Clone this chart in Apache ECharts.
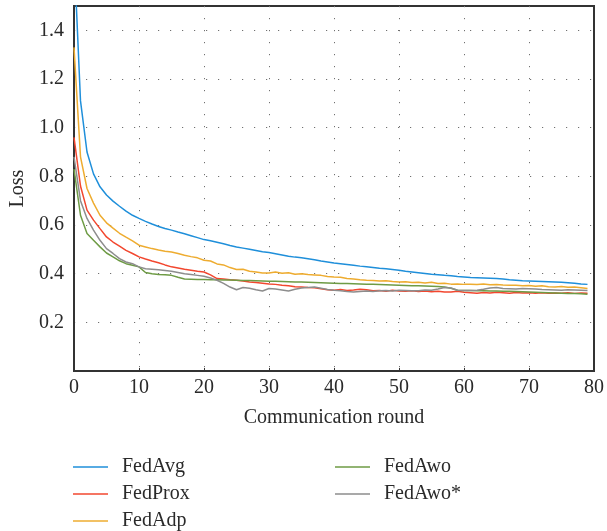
<!DOCTYPE html>
<html>
<head>
<meta charset="utf-8">
<style>html,body{margin:0;padding:0;background:#fff;}#chart{width:607px;height:531px;}</style>
<script src="https://cdn.jsdelivr.net/npm/echarts@6/dist/echarts.min.js"></script>
</head>
<body>
<div id="chart"></div>
<script>
const rounds = Array.from({length: 80}, (_, i) => i);
const seriesNames = ['FedAvg', 'FedProx', 'FedAdp', 'FedAwo', 'FedAwo*'];
const fedAvg = [1.72,1.11,0.90,0.81,0.757,0.723,0.698,0.677,0.657,0.640,0.627,
0.615,0.604,0.594,0.586,0.579,0.571,0.564,0.556,0.548,0.540,
0.535,0.529,0.523,0.516,0.510,0.505,0.500,0.495,0.490,0.487,
0.482,0.477,0.472,0.468,0.465,0.461,0.457,0.452,0.448,0.444,
0.441,0.438,0.435,0.431,0.428,0.425,0.422,0.420,0.417,0.414,
0.410,0.407,0.404,0.401,0.398,0.396,0.393,0.391,0.388,0.386,
0.384,0.383,0.382,0.381,0.380,0.378,0.375,0.373,0.371,0.370,
0.369,0.368,0.367,0.366,0.365,0.363,0.361,0.358,0.356];
const fedProx = [0.96,0.76,0.661,0.62,0.585,0.551,0.53,0.513,0.496,0.483,0.469,
0.460,0.452,0.445,0.436,0.428,0.423,0.418,0.414,0.410,0.407,
0.395,0.380,0.378,0.375,0.373,0.370,0.366,0.364,0.361,0.358,
0.356,0.352,0.350,0.346,0.345,0.343,0.342,0.338,0.334,0.332,
0.335,0.331,0.333,0.336,0.334,0.330,0.331,0.328,0.332,0.329,
0.328,0.330,0.327,0.329,0.326,0.328,0.325,0.325,0.328,0.324,
0.322,0.320,0.323,0.321,0.324,0.322,0.320,0.323,0.321,0.322,
0.320,0.322,0.319,0.321,0.320,0.322,0.319,0.321,0.320];
const fedAdp = [1.33,0.88,0.75,0.69,0.64,0.609,0.587,0.566,0.55,0.535,0.517,
0.510,0.503,0.497,0.492,0.489,0.483,0.476,0.470,0.465,0.455,
0.452,0.440,0.436,0.425,0.417,0.418,0.410,0.407,0.403,0.403,
0.407,0.402,0.404,0.398,0.400,0.397,0.395,0.393,0.388,0.386,
0.385,0.380,0.378,0.375,0.373,0.372,0.370,0.371,0.368,0.366,
0.367,0.364,0.365,0.362,0.365,0.360,0.361,0.357,0.358,0.356,
0.357,0.355,0.358,0.354,0.355,0.353,0.352,0.352,0.350,0.351,
0.348,0.350,0.346,0.345,0.347,0.344,0.345,0.342,0.339];
const fedAwo = [0.83,0.64,0.565,0.537,0.51,0.485,0.469,0.453,0.441,0.435,0.428,
0.405,0.400,0.397,0.396,0.393,0.385,0.378,0.377,0.376,0.376,
0.375,0.375,0.374,0.374,0.373,0.372,0.372,0.371,0.370,0.369,
0.369,0.368,0.367,0.366,0.366,0.365,0.364,0.363,0.362,0.361,
0.360,0.360,0.359,0.358,0.357,0.356,0.355,0.354,0.353,0.352,
0.351,0.350,0.350,0.349,0.348,0.347,0.345,0.340,0.332,0.331,
0.331,0.330,0.330,0.329,0.329,0.328,0.328,0.327,0.326,0.325,
0.324,0.323,0.322,0.321,0.320,0.319,0.318,0.317,0.315];
const fedAwoStar = [0.88,0.70,0.627,0.579,0.537,0.503,0.483,0.462,0.448,0.441,0.428,
0.420,0.418,0.416,0.413,0.410,0.405,0.400,0.397,0.393,0.389,
0.382,0.373,0.360,0.345,0.334,0.343,0.340,0.334,0.329,0.339,
0.337,0.333,0.329,0.336,0.341,0.343,0.345,0.340,0.335,0.332,
0.330,0.327,0.325,0.327,0.329,0.327,0.330,0.331,0.329,0.332,
0.331,0.330,0.330,0.333,0.332,0.337,0.343,0.341,0.332,0.331,
0.331,0.332,0.336,0.341,0.343,0.339,0.338,0.337,0.339,0.338,
0.337,0.335,0.334,0.333,0.332,0.334,0.333,0.332,0.331];
const xTicks = [0,10,20,30,40,50,60,70,80];
const yTicks = [0.2,0.4,0.6,0.8,1.0,1.2,1.4];

const colors = ['#1f8fda', '#f2472f', '#eeac30', '#6e9b45', '#8d8d8d'];
const allData = [fedAvg, fedProx, fedAdp, fedAwo, fedAwoStar];
const FONT = 'Liberation Serif';
const FS = 20;
const TXT = '#2a2a2a';

const chart = echarts.init(document.getElementById('chart'));
const dotted = {color: '#707070', width: 1, type: [1.2, 10.8]};
const legendBase = {
  orient: 'vertical', top: 457, padding: 0, itemWidth: 35, itemHeight: 1.6, itemGap: 7,
  icon: 'rect',
  textStyle: {fontFamily: FONT, fontSize: FS, color: TXT, padding: [0, 0, 0, 9]}
};
chart.setOption({
  animation: false,
  color: colors,
  grid: {left: 73, right: 11, top: 6, bottom: 160, show: true, borderColor: '#333', borderWidth: 2},
  legend: [
    Object.assign({left: 73, data: seriesNames.slice(0, 3)}, legendBase),
    Object.assign({left: 335, data: seriesNames.slice(3)}, legendBase)
  ],
  xAxis: {
    type: 'value', min: 0, max: 80, interval: 10,
    name: 'Communication round', nameLocation: 'middle', nameGap: 37,
    nameTextStyle: {fontFamily: FONT, fontSize: FS, color: TXT},
    axisLine: {lineStyle: {color: '#333', width: 2}},
    axisTick: {show: true, inside: true, length: 3, lineStyle: {color: '#333'}},
    axisLabel: {fontFamily: FONT, fontSize: FS, color: TXT, margin: 7,
      formatter: v => xTicks.includes(v) ? String(v) : ''},
    splitLine: {show: true, showMinLine: false, showMaxLine: false, lineStyle: dotted}
  },
  yAxis: {
    type: 'value', min: 0, max: 1.5, interval: 0.2,
    name: 'Loss', nameLocation: 'middle', nameGap: 46,
    nameTextStyle: {fontFamily: FONT, fontSize: FS, color: TXT},
    axisLine: {lineStyle: {color: '#333', width: 2}},
    axisTick: {show: false},
    axisLabel: {fontFamily: FONT, fontSize: FS, color: TXT, margin: 10, showMinLabel: false, showMaxLabel: false,
      formatter: v => { const t = yTicks.find(y => Math.abs(y - v) < 1e-6); return t === undefined ? '' : t.toFixed(1); }},
    splitLine: {show: true, showMinLine: false, showMaxLine: false, lineStyle: dotted}
  },
  series: seriesNames.map((n, i) => ({
    name: n, type: 'line', symbol: 'none', clip: true,
    lineStyle: {width: 1.5, color: colors[i]},
    itemStyle: {color: colors[i]},
    data: rounds.map((r, j) => [r, allData[i][j]])
  }))
});
</script>
</body>
</html>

WHAT THIS TASK INVOLVES: Make an exact copy of the whole listing, but don't bring over any pictures.

OUTPUT:
Clone this chart in Apache ECharts.
<!DOCTYPE html>
<html>
<head>
<meta charset="utf-8">
<style>html,body{margin:0;padding:0;background:#fff;}#chart{width:607px;height:531px;}</style>
<script src="https://cdn.jsdelivr.net/npm/echarts@6/dist/echarts.min.js"></script>
</head>
<body>
<div id="chart"></div>
<script>
const rounds = Array.from({length: 80}, (_, i) => i);
const seriesNames = ['FedAvg', 'FedProx', 'FedAdp', 'FedAwo', 'FedAwo*'];
const fedAvg = [1.72,1.11,0.90,0.81,0.757,0.723,0.698,0.677,0.657,0.640,0.627,
0.615,0.604,0.594,0.586,0.579,0.571,0.564,0.556,0.548,0.540,
0.535,0.529,0.523,0.516,0.510,0.505,0.500,0.495,0.490,0.487,
0.482,0.477,0.472,0.468,0.465,0.461,0.457,0.452,0.448,0.444,
0.441,0.438,0.435,0.431,0.428,0.425,0.422,0.420,0.417,0.414,
0.410,0.407,0.404,0.401,0.398,0.396,0.393,0.391,0.388,0.386,
0.384,0.383,0.382,0.381,0.380,0.378,0.375,0.373,0.371,0.370,
0.369,0.368,0.367,0.366,0.365,0.363,0.361,0.358,0.356];
const fedProx = [0.96,0.76,0.661,0.62,0.585,0.551,0.53,0.513,0.496,0.483,0.469,
0.460,0.452,0.445,0.436,0.428,0.423,0.418,0.414,0.410,0.407,
0.395,0.380,0.378,0.375,0.373,0.370,0.366,0.364,0.361,0.358,
0.356,0.352,0.350,0.346,0.345,0.343,0.342,0.338,0.334,0.332,
0.335,0.331,0.333,0.336,0.334,0.330,0.331,0.328,0.332,0.329,
0.328,0.330,0.327,0.329,0.326,0.328,0.325,0.325,0.328,0.324,
0.322,0.320,0.323,0.321,0.324,0.322,0.320,0.323,0.321,0.322,
0.320,0.322,0.319,0.321,0.320,0.322,0.319,0.321,0.320];
const fedAdp = [1.33,0.88,0.75,0.69,0.64,0.609,0.587,0.566,0.55,0.535,0.517,
0.510,0.503,0.497,0.492,0.489,0.483,0.476,0.470,0.465,0.455,
0.452,0.440,0.436,0.425,0.417,0.418,0.410,0.407,0.403,0.403,
0.407,0.402,0.404,0.398,0.400,0.397,0.395,0.393,0.388,0.386,
0.385,0.380,0.378,0.375,0.373,0.372,0.370,0.371,0.368,0.366,
0.367,0.364,0.365,0.362,0.365,0.360,0.361,0.357,0.358,0.356,
0.357,0.355,0.358,0.354,0.355,0.353,0.352,0.352,0.350,0.351,
0.348,0.350,0.346,0.345,0.347,0.344,0.345,0.342,0.339];
const fedAwo = [0.83,0.64,0.565,0.537,0.51,0.485,0.469,0.453,0.441,0.435,0.428,
0.405,0.400,0.397,0.396,0.393,0.385,0.378,0.377,0.376,0.376,
0.375,0.375,0.374,0.374,0.373,0.372,0.372,0.371,0.370,0.369,
0.369,0.368,0.367,0.366,0.366,0.365,0.364,0.363,0.362,0.361,
0.360,0.360,0.359,0.358,0.357,0.356,0.355,0.354,0.353,0.352,
0.351,0.350,0.350,0.349,0.348,0.347,0.345,0.340,0.332,0.331,
0.331,0.330,0.330,0.329,0.329,0.328,0.328,0.327,0.326,0.325,
0.324,0.323,0.322,0.321,0.320,0.319,0.318,0.317,0.315];
const fedAwoStar = [0.88,0.70,0.627,0.579,0.537,0.503,0.483,0.462,0.448,0.441,0.428,
0.420,0.418,0.416,0.413,0.410,0.405,0.400,0.397,0.393,0.389,
0.382,0.373,0.360,0.345,0.334,0.343,0.340,0.334,0.329,0.339,
0.337,0.333,0.329,0.336,0.341,0.343,0.345,0.340,0.335,0.332,
0.330,0.327,0.325,0.327,0.329,0.327,0.330,0.331,0.329,0.332,
0.331,0.330,0.330,0.333,0.332,0.337,0.343,0.341,0.332,0.331,
0.331,0.332,0.336,0.341,0.343,0.339,0.338,0.337,0.339,0.338,
0.337,0.335,0.334,0.333,0.332,0.334,0.333,0.332,0.331];
const xTicks = [0,10,20,30,40,50,60,70,80];
const yTicks = [0.2,0.4,0.6,0.8,1.0,1.2,1.4];

const colors = ['#1f8fda', '#f2472f', '#eeac30', '#6e9b45', '#8d8d8d'];
const allData = [fedAvg, fedProx, fedAdp, fedAwo, fedAwoStar];
const FONT = 'Liberation Serif';
const FS = 20;
const TXT = '#2a2a2a';

const chart = echarts.init(document.getElementById('chart'));
const dotted = {color: '#707070', width: 1, type: [1.2, 10.8]};
const legendBase = {
  orient: 'vertical', top: 457, padding: 0, itemWidth: 35, itemHeight: 1.6, itemGap: 7,
  icon: 'rect',
  textStyle: {fontFamily: FONT, fontSize: FS, color: TXT, padding: [0, 0, 0, 9]}
};
chart.setOption({
  animation: false,
  color: colors,
  grid: {left: 73, right: 11, top: 6, bottom: 160, show: true, borderColor: '#333', borderWidth: 2},
  legend: [
    Object.assign({left: 73, data: seriesNames.slice(0, 3)}, legendBase),
    Object.assign({left: 335, data: seriesNames.slice(3)}, legendBase)
  ],
  xAxis: {
    type: 'value', min: 0, max: 80, interval: 10,
    name: 'Communication round', nameLocation: 'middle', nameGap: 37,
    nameTextStyle: {fontFamily: FONT, fontSize: FS, color: TXT},
    axisLine: {lineStyle: {color: '#333', width: 2}},
    axisTick: {show: true, inside: true, length: 3, lineStyle: {color: '#333'}},
    axisLabel: {fontFamily: FONT, fontSize: FS, color: TXT, margin: 7,
      formatter: v => xTicks.includes(v) ? String(v) : ''},
    splitLine: {show: true, showMinLine: false, showMaxLine: false, lineStyle: dotted}
  },
  yAxis: {
    type: 'value', min: 0, max: 1.5, interval: 0.2,
    name: 'Loss', nameLocation: 'middle', nameGap: 46,
    nameTextStyle: {fontFamily: FONT, fontSize: FS, color: TXT},
    axisLine: {lineStyle: {color: '#333', width: 2}},
    axisTick: {show: false},
    axisLabel: {fontFamily: FONT, fontSize: FS, color: TXT, margin: 10, showMinLabel: false, showMaxLabel: false,
      formatter: v => { const t = yTicks.find(y => Math.abs(y - v) < 1e-6); return t === undefined ? '' : t.toFixed(1); }},
    splitLine: {show: true, showMinLine: false, showMaxLine: false, lineStyle: dotted}
  },
  series: seriesNames.map((n, i) => ({
    name: n, type: 'line', symbol: 'none', clip: true,
    lineStyle: {width: 1.5, color: colors[i]},
    itemStyle: {color: colors[i]},
    data: rounds.map((r, j) => [r, allData[i][j]])
  }))
});
</script>
</body>
</html>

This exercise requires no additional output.